Nicht wie üblich im Festssaal im Haus de Industrie, sondern im Austria Center Vienna fand die außerordentliche Aktionärsversammlung des Feuerfestkonzerns RHI statt. Und nicht nur die Saaltemperatur war kühl, auch die Stimmung. Es fing schon damit an, dass der stellvertretende Aufsichtsratsvorsitzende Wolfgang Ruttenstorfer die Versammlung leiten musste, weil gegen AR-Chef Herbert Cordt von der letzten ordentlichen Hauptversammlung eine Anfechtungsklage gegen die Wiederwahl anhängig ist. Ruttenstorfer verlas seitenlangen dichtgedruckten Text zu den Beschlussvorschlägen, danach folgten ebenso lang dauernde Päsentationen und formale Erläuterungen von CEO Stefan Borgas und Noch-CFO Barbara Potisk-Eibensteiner. All diese Detailinformationen, die in Summe gut zwei Stunden dauerten, waren formal sicher nötig und tiefgehend-erklärend, stellten aber für das Publikum, zumindest für den überwiegenden Teil der Privataktionäre, die nicht in Gesellschaftsrecht bewandert sind, eine Konzentrationsaufgabe dar. Ging es doch um die formaljuristischen Details der Fusion der RHI mit der brasilianischen Magnesita zur künftigen RHI-MAG N.V. Dazu war die Beschlussfassung über zwei nach österreichischem Gesellschaftsrecht notwendige Schritte zur zweistufigen Umgründung nötig: Nämlich, erstens, über die Abspaltung aller wesentlichen Vermögenswerte der RHI AG in ihre hundertprozentige österreichische Tochtergesellschaft RHI Feuerfest GmbH. Und, im zweiten Teil, die Beschlussfassung über die anschließende grenzüberschreitende Verschmelzung der RHI AG auf ihre hundertprozentige niederländische Tochtergesellschaft RHI-MAG N.V. Mit dem zweiten Schritt wird die RHI-MAG N.V. zur Konzernholding.

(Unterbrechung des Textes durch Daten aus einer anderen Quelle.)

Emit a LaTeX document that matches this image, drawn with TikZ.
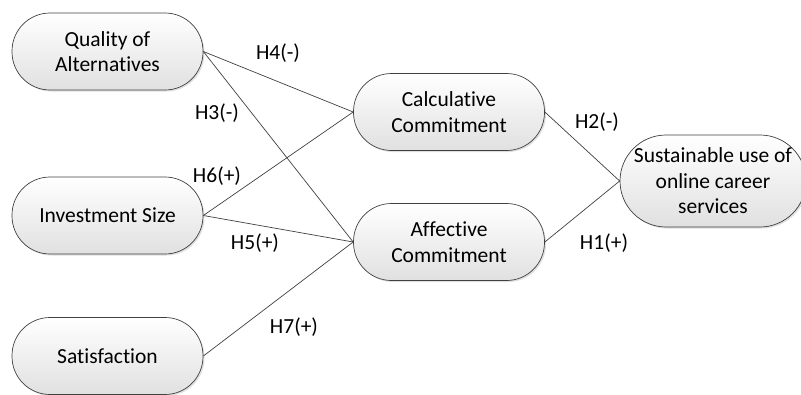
\documentclass[tikz,border=0pt]{standalone}
\usepackage{fontspec}
\setmainfont{Carlito}[Ligatures=NoCommon]
\usetikzlibrary{shadows}
\begin{document}
\begin{tikzpicture}[x=1pt,y=-1pt,
  stad/.style={draw=black!75, line width=0.7pt, top color=white, bottom color=black!12,
    rounded corners=38pt, minimum width=191pt, minimum height=77pt, align=center,
    font=\fontsize{21.5}{25.5}\selectfont, inner sep=0pt,
    drop shadow={shadow xshift=1.5pt, shadow yshift=-1.5pt, fill=black!25, opacity=0.5}},
  link/.style={draw=black!75, line width=0.7pt},
  lab/.style={font=\fontsize{21.5}{25.5}\selectfont, inner sep=0pt}]
\useasboundingbox (0,0) rectangle (801,394);
\begin{scope}
\clip (0,0) rectangle (801,394);
\node[stad] (q) at (107.5,51.5) {Quality of\\Alternatives};
\node[stad] (i) at (107.5,215.5) {Investment Size};
\node[stad] (s) at (107.5,356) {Satisfaction};
\node[stad] (c) at (449,112) {Calculative\\Commitment};
\node[stad] (a) at (449,242) {Affective\\Commitment};
\node[stad, minimum width=186pt, minimum height=92pt, rounded corners=46pt] (u) at (713,181) {Sustainable use of\\online career\\services};
\draw[link] (q.east) -- (c.west);
\draw[link] (q.east) -- (a.west);
\draw[link] (i.east) -- (c.west);
\draw[link] (i.east) -- (a.west);
\draw[link] (s.east) -- (a.west);
\draw[link] (c.east) -- (u.west);
\draw[link] (a.east) -- (u.west);
\end{scope}
\node[lab] (h4) at (278,53) {H4(-)};
\node[lab] (h3) at (217,113) {H3(-)};
\node[lab] (h6) at (217,176) {H6(+)};
\node[lab] (h5) at (255,243) {H5(+)};
\node[lab] (h7) at (294,327) {H7(+)};
\node[lab] (h2) at (597,122) {H2(-)};
\node[lab] (h1) at (604,243) {H1(+)};
\end{tikzpicture}
\end{document}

Laut CEO Borgas werde mit diese Umgründung der Weg frei für ein „schlagkräftiges Unternehmen mit Technologieführerschaft, das den weltweiten Feuerfestmarkt anführt“. Geleitet solle das neue Unternehmen von einem europäisch-brasilianischen Managementteam von Wien aus werden. Der Verwaltungsrat („Board of Directors“) der RHI-Magnesita N.V. werde aus 19 Direktoren bestehen: zwei geschäftsführenden Direktoren, CEO Borgas und dem designierten CFO Octavio Lopes, und weiteren 17 nicht-geschäftsführenden Direktoren, davon sechs aus dem Kreis der Arbeitnehmervertreter. Sieben der verbleibenden elf nicht-geschäftsführenden Direktoren werden als unabhängige Direktoren gemäß dem UK Corporate Governance Code des UK Financial Reporting Council bestellt. Zwei davon sollen Österreicher sein: Ruttenstorfer und Karl Sevelda.
Unmittelbar nach Rechtswirksamkeit der Verschmelzung und Zulassung der Aktien der RHI-MAG N.V. zum Handel im Premium Segment an der Londoner Börse könne das Closing der Akquisition der Magnesita durch die RHI-MAG N.V. Gruppe erfolgen. Laut Zeitplan sei das Closing der Transaktion für Ende Oktober 2017 vorgesehen. Dazu zählen die Erfüllung der fusionskontrollrechtlichen Auflagen des Verkaufs von drei europäischen Werken, die Vorbereitung des Listings an der London Stock Exchange und die Detailplanung der Integrationsmaßnahmen zur Zusammenführung der beiden Unternehmen. Die HV werde künftig in Arnheim, Amsterdam oder am FH Schiphol stattfinden.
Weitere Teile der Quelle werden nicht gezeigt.